Yes in life, just as in one day, in one hour, sure in Ireland, just one minute can be a kaleidoscope of weather that changes every step you take. There are even those rare but strange moments when it rains on you in the sunshine.  And so, we climb this mountain of life, carefully choosing our paths, but always at the mercy of the changing skies that impact our view. Every so often we hopefully stop to look back down and admire how far we have come, and to take a breather and suck in the view (if we can see it through the mist). But no matter how carefully we tread, or enthusiastically we scamper over the ground, every so often a boulder can roll down that hill. The boulders of life can come at us at any time and they are often without warning. Some are easy to side-step, some we can try and jump over, and some just roll on over the top of us and flatten us out.   And sometimes we think it’s very unfair for those boulders to bowl us over.   Why should this boulder roll towards me? But they are as much a part of that mountain hike as the rainbow and the view.  They are all a part of life.

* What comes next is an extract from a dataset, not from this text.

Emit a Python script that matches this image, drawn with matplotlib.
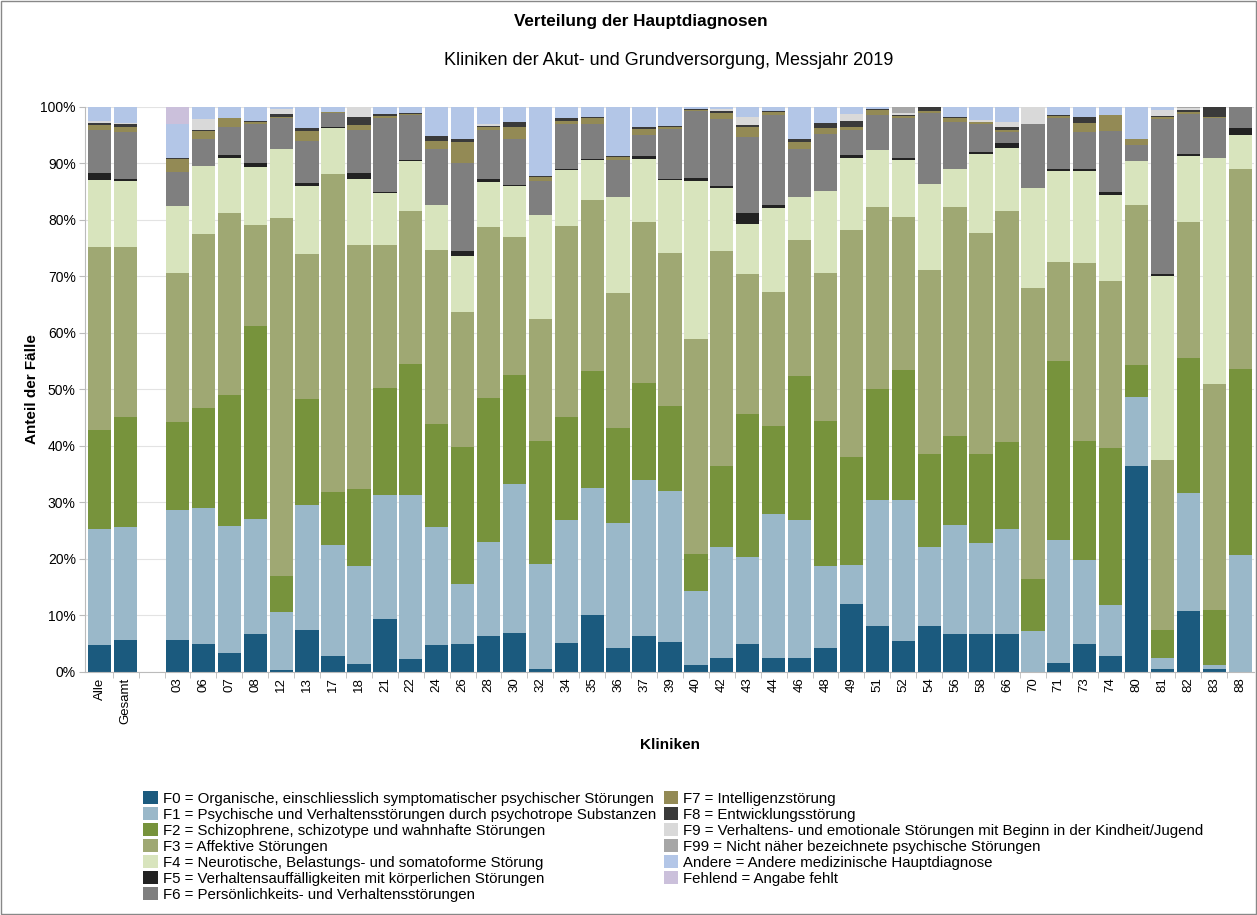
import matplotlib

matplotlib.use("Agg")
import matplotlib.pyplot as plt
import numpy as np
from matplotlib.patches import Patch, Rectangle
from matplotlib.ticker import FuncFormatter, FixedLocator

plt.rcParams["font.family"] = ["Liberation Sans", "DejaVu Sans"]

clinics = ["Alle", "Gesamt", "", "03", "06", "07", "08", "12", "13", "17", "18", "21", "22",
           "24", "26", "28", "30", "32", "34", "35", "36", "37", "39", "40", "42", "43", "44",
           "46", "48", "49", "51", "52", "54", "56", "58", "66", "70", "71", "73", "74", "80",
           "81", "82", "83", "88"]

# share of cases in percent, one value per clinic (blank spacer = 0)
f0 = [4.8, 5.7, 0, 5.6, 4.9, 3.3, 6.8, 0.3, 7.4, 2.9, 1.5, 9.3, 2.3, 4.7, 4.9, 6.3, 6.9, 0.5,
      5.1, 10.1, 4.3, 6.4, 5.3, 1.2, 2.5, 4.9, 2.4, 2.5, 4.3, 12.0, 8.1, 5.5, 8.1, 6.7, 6.7,
      6.7, 0, 1.6, 4.9, 2.9, 36.5, 0.5, 10.8, 0.5, 0]
f1 = [20.5, 20.0, 0, 23.0, 24.1, 22.5, 20.3, 10.3, 22.2, 19.6, 17.2, 22.0, 29.0, 20.9, 10.7,
      16.7, 26.4, 18.6, 21.8, 22.4, 22.1, 27.5, 26.8, 13.1, 19.6, 15.4, 25.5, 24.4, 14.4, 6.9,
      22.3, 24.9, 14.0, 19.4, 16.2, 18.6, 7.3, 21.8, 15.0, 8.9, 12.2, 2.0, 20.8, 0.8, 20.7]
f2 = [17.6, 19.5, 0, 15.6, 17.7, 23.3, 34.1, 6.4, 18.7, 9.4, 13.6, 19.0, 23.2, 18.3, 24.3,
      25.5, 19.3, 21.7, 18.2, 20.8, 16.7, 17.3, 14.9, 6.6, 14.4, 25.3, 15.6, 25.5, 25.7, 19.2,
      19.7, 23.1, 16.5, 15.7, 15.6, 15.4, 9.2, 31.7, 21.0, 27.8, 5.6, 5.0, 24.0, 9.6, 32.9]
f3 = [32.4, 30.1, 0, 26.4, 30.8, 32.2, 17.9, 63.4, 25.6, 56.2, 43.2, 25.3, 27.1, 30.8, 23.8,
      30.2, 24.3, 21.7, 33.8, 30.3, 24.0, 28.4, 27.1, 38.1, 38.0, 24.8, 23.7, 24.0, 26.3, 40.2,
      32.2, 27.0, 32.5, 40.5, 39.2, 40.9, 51.5, 17.4, 31.5, 29.6, 28.3, 30.1, 24.1, 40.0, 35.5]
f4 = [11.8, 11.6, 0, 11.8, 12.0, 9.7, 10.2, 12.1, 12.2, 8.2, 11.7, 9.1, 8.9, 7.9, 9.9, 8.0,
      9.2, 18.3, 9.9, 7.1, 16.9, 11.2, 13.0, 27.9, 11.2, 8.9, 14.9, 7.6, 14.4, 12.7, 10.0,
      10.2, 15.2, 6.7, 13.9, 11.1, 17.6, 16.1, 16.3, 15.3, 7.8, 32.5, 11.6, 40.0, 6.0]
f5 = [1.2, 0.4, 0, 0.1, 0.1, 0.5, 0.7, 0, 0.4, 0.1, 1.1, 0.2, 0.1, 0.1, 0.9, 0.6, 0.1, 0.1,
      0.3, 0.1, 0.1, 0.5, 0.1, 0.6, 0.4, 2.0, 0.6, 0.1, 0.1, 0.5, 0.1, 0.2, 0.1, 0.1, 0.5, 0.9,
      0.1, 0.5, 0.4, 0.4, 0.1, 0.4, 0.3, 0.1, 1.2]
f6 = [7.6, 8.2, 0, 6.0, 4.7, 5.0, 6.9, 5.5, 7.4, 2.6, 7.7, 13.1, 7.9, 9.9, 15.6, 8.7, 8.1, 6.0,
      7.8, 6.1, 6.6, 3.8, 8.9, 11.8, 11.8, 13.3, 15.8, 8.4, 10.0, 4.5, 6.1, 7.2, 12.6, 8.2, 4.8,
      1.9, 11.2, 8.9, 6.4, 10.8, 2.8, 27.4, 7.1, 7.1, 3.7]
f7 = [0.9, 1.0, 0, 2.3, 1.4, 1.5, 0.4, 0.2, 1.8, 0.1, 0.8, 0.4, 0.2, 1.4, 3.7, 0.4, 2.2, 0.7,
      0.7, 1.1, 0.4, 1.0, 0.3, 0.2, 1.1, 1.9, 0.6, 1.3, 1.1, 0.4, 1.0, 0.3, 0.2, 0.7, 0.4, 0.5,
      0, 0.4, 1.7, 2.8, 1.0, 0.4, 0.4, 0.1, 0]
f8 = [0.4, 0.4, 0, 0.2, 0.3, 0.1, 0.2, 0.6, 0.6, 0, 1.5, 0.3, 0.2, 0.9, 0.6, 0.3, 0.8, 0.1,
      0.4, 0.3, 0.2, 0.3, 0.2, 0.2, 0.3, 0.3, 0.1, 0.5, 0.9, 1.1, 0.2, 0.1, 0.8, 0.3, 0.1, 0.4,
      0, 0.1, 1.1, 0.1, 0, 0.1, 0.4, 1.8, 0]
f9 = [0.3, 0.3, 0, 0, 1.8, 0, 0, 0.9, 0, 0, 1.7, 0, 0, 0, 0, 0.3, 0, 0, 0, 0, 0, 0, 0, 0,
      0.3, 1.5, 0, 0, 0, 1.3, 0, 0.5, 0, 0, 0.3, 0.9, 3.1, 0, 0, 0, 0, 1.1, 0.3, 0, 0]
f99 = [0, 0, 0, 0, 0, 0, 0, 0, 0, 0, 0, 0, 0, 0, 0, 0, 0, 0, 0, 0, 0, 0, 0, 0, 0, 0, 0, 0, 0,
       0, 0, 1.0, 0, 0, 0, 0, 0, 0, 0, 0, 0, 0, 0.2, 0, 0]
andere = [2.5, 2.8, 0, 5.9, 2.2, 1.9, 2.5, 0.3, 3.7, 0.9, 0, 1.3, 1.1, 5.1, 5.6, 3.0, 2.7, 12.3,
          2.0, 1.7, 8.7, 3.6, 3.4, 0.3, 0.4, 1.7, 0.8, 5.7, 2.8, 1.2, 0.3, 0, 0, 1.7, 2.3, 2.7,
          0, 1.5, 1.7, 1.4, 5.7, 0.5, 0, 0, 0]
fehlend = [0, 0, 0, 3.1] + [0] * 41

series = [f0, f1, f2, f3, f4, f5, f6, f7, f8, f9, f99, andere, fehlend]
labels = [
    "F0 = Organische, einschliesslich symptomatischer psychischer Störungen",
    "F1 = Psychische und Verhaltensstörungen durch psychotrope Substanzen",
    "F2 = Schizophrene, schizotype und wahnhafte Störungen",
    "F3 = Affektive Störungen",
    "F4 = Neurotische, Belastungs- und somatoforme Störung",
    "F5 = Verhaltensauffälligkeiten mit körperlichen Störungen",
    "F6 = Persönlichkeits- und Verhaltensstörungen",
    "F7 = Intelligenzstörung",
    "F8 = Entwicklungsstörung",
    "F9 = Verhaltens- und emotionale Störungen mit Beginn in der Kindheit/Jugend",
    "F99 = Nicht näher bezeichnete psychische Störungen",
    "Andere = Andere medizinische Hauptdiagnose",
    "Fehlend = Angabe fehlt",
]
colors = ["#1b5a7e", "#9ab8c9", "#77933c", "#9fa873", "#d8e4bd", "#222222", "#7f7f7f",
          "#938a55", "#3a3a3a", "#d9d9d9", "#a6a6a6", "#b3c6e7", "#cbc0db"]

fig = plt.figure(figsize=(12.57, 9.15), dpi=100)
ax = fig.add_axes([0.068, 0.2656, 0.93, 0.6175])

x = np.arange(len(clinics))
bottom = np.zeros(len(clinics))
for vals, col in zip(series, colors):
    v = np.array(vals, dtype=float) / 100
    ax.bar(x, v, bottom=bottom, width=0.9, color=col, linewidth=0, zorder=2)
    bottom += v

ax.set_xlim(-0.55, len(clinics) - 0.45)
ax.set_ylim(0, 1)
ax.set_yticks(np.arange(0, 1.01, 0.1))
ax.yaxis.set_major_formatter(FuncFormatter(lambda v, _: f"{v * 100:.0f}%"))
ax.grid(axis="y", color="#e3e3e3", linewidth=0.8, zorder=0)
ax.set_axisbelow(True)

ax.set_xticks(x)
ax.set_xticklabels(clinics, rotation=90, fontsize=9.5)
ax.tick_params(axis="x", length=0, pad=4)
ax.xaxis.set_minor_locator(FixedLocator(x[:-1] + 0.5))
ax.tick_params(axis="x", which="minor", length=4, color="#bbbbbb")
ax.tick_params(axis="y", labelsize=10, length=4, color="#bbbbbb", pad=3)

for s in ("top", "right"):
    ax.spines[s].set_visible(False)
ax.spines["left"].set_color("#bbbbbb")
ax.spines["bottom"].set_color("#bbbbbb")

ax.set_ylabel("Anteil der Fälle", fontsize=11, fontweight="bold", labelpad=1)
ax.set_xlabel("Kliniken", fontsize=11, fontweight="bold", labelpad=10)

fig.text(0.51, 0.976, "Verteilung der Hauptdiagnosen", ha="center", va="center",
         fontsize=12.3, fontweight="bold")
fig.text(0.532, 0.934, "Kliniken der Akut- und Grundversorgung, Messjahr 2019",
         ha="center", va="center", fontsize=13)

handles = [Patch(facecolor=c, edgecolor="none") for c in colors]
fig.legend(handles, labels, ncol=2, loc="upper left", bbox_to_anchor=(0.108, 0.1435),
           frameon=False, fontsize=10.8, handlelength=0.95, handleheight=0.95,
           handletextpad=0.35, columnspacing=0.5, labelspacing=0.09, borderpad=0)

fig.add_artist(Rectangle((0.001, 0.001), 0.998, 0.998, transform=fig.transFigure,
                         fill=False, edgecolor="#888888", linewidth=1))

fig.savefig("out.png", dpi=100)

Yes, life is full of surprises. Great ones, funny ones, tragic ones, beautiful ones, heartbreaking ones, uplifting ones, absolutely shit ones.

I’ve had a few surprises in my life.   I’ve had the absolutely shit ones…. my mum’s stroke, and finding out my husband was no longer capable of being my husband anymore. I’ve had tragic ones….my mum dying and losing much-wanted pregnancies. I’ve had beautiful ones…. my girls, who still surprise me, every day. I’ve had uplifting ones… friendships and moments that glitter like the sun on the wet grass. I’ve had great ones…. a book deal and a job I love.   The boulders and the rainbows. The skies and the weather…. Life just keeps going on like a trek up a mountain.  And for a while the sky was heavy with cloud and crisis, and I’ve had to stop and sit down. Take cover.  But the skies are clearing and I’m ready to stand up again, and keep walking.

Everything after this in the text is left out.